A questão é que sexualidade e identidade de gênero, de acordo com as legislações educacionais em vigor, se constituem como temas transversais do currículo nacional. Portanto, invariavelmente, devem ser discutidos cotidianamente pelos profissionais da educação. No entanto, não cabe somente ao professor a responsabilidade pela informação e educação sexual dos estudantes. A família como uma das principais instituições sociais de formação da personalidade e do caráter individual, tem de estar inserida nesse debate, atuando como parceira na construção de um diálogo franco, sem preconceito que ajude na condução da escolha do gênero que preferir.


Foram especificamente os temas sexualidade e gênero que fecharam com chave de ouro o encontro do sábado, quando a professora e psicanalista Elisa Fátima Stradiotto, trouxe para o debate algumas abordagens ainda silenciadas no interior das escolas e ambientes familiares, homossexualidade e transexual idade, manifestação espontânea do corpo ou transtorno psíquico?  Os próprios pais ou grupos de convívio, pela falta de compreensão, não se sentem a vontade para discorrer tal assunto, interpretando certos comportamentos não heteronormáticos, como desvios de personalidade ou certo tipo de patologia que deve ser tratada, medicada. 

        
O convite aos pais para se fazerem presentes em encontros importantes como o que ocorreu não deveria ter passado em branco.
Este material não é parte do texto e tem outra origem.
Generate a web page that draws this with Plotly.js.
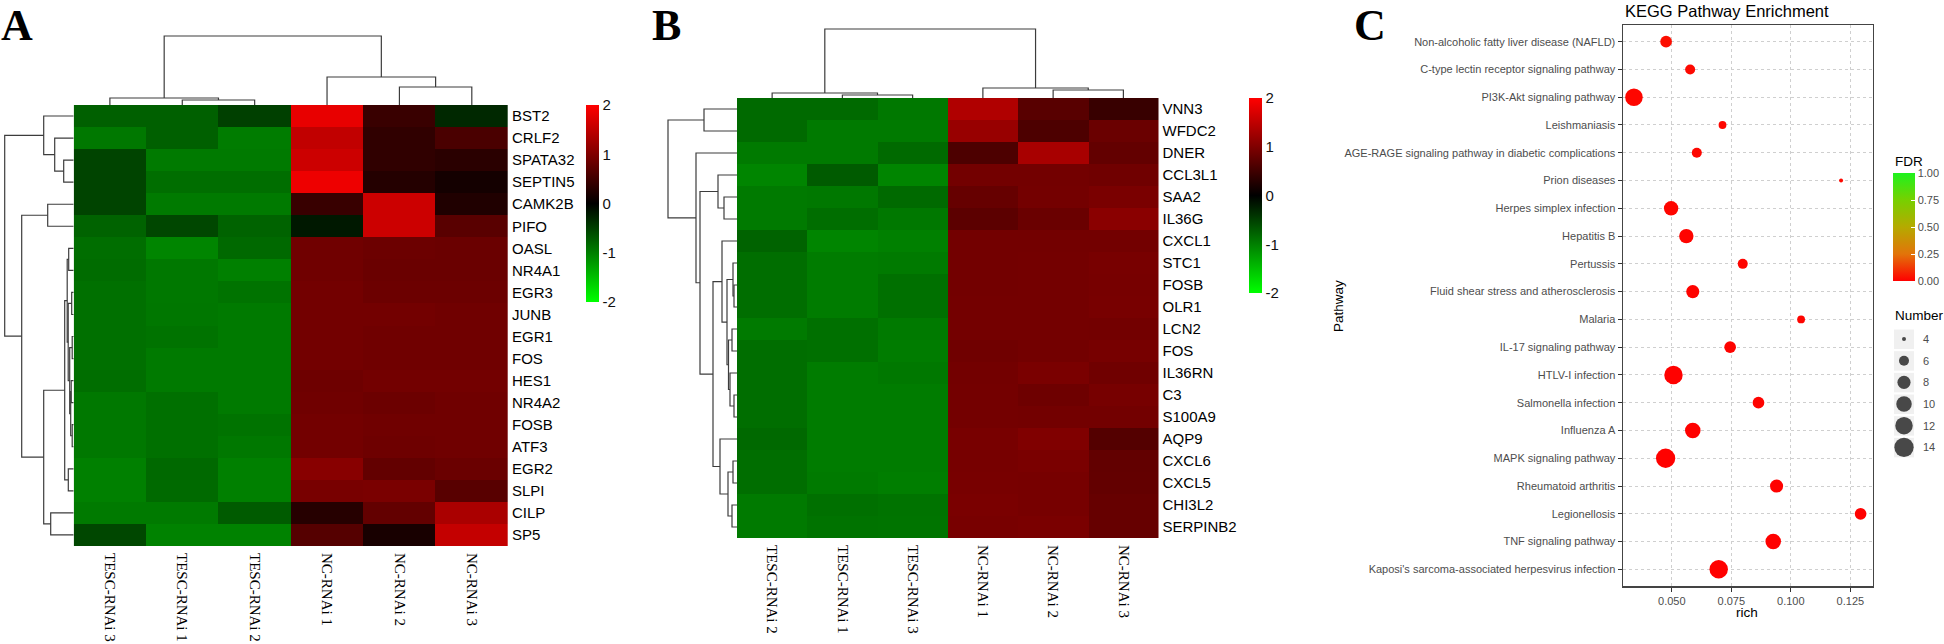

Muito do que foi apresentado, ambos deveriam ter acompanhado, lhes oportunizando a compreender sistematicamente o processo de maturação biológica, as doenças sexualmente transmissíveis e a escolha do gênero que moldará sua vida psíquica e social.  A desconstrução de preconceitos e tabus sobre sexo, sexualidade e gênero, entre jovens e seus dependentes, professores, é o inicio da construção de uma nova geração de jovens e adultos psiquicamente mais saudáveis e tolerantes.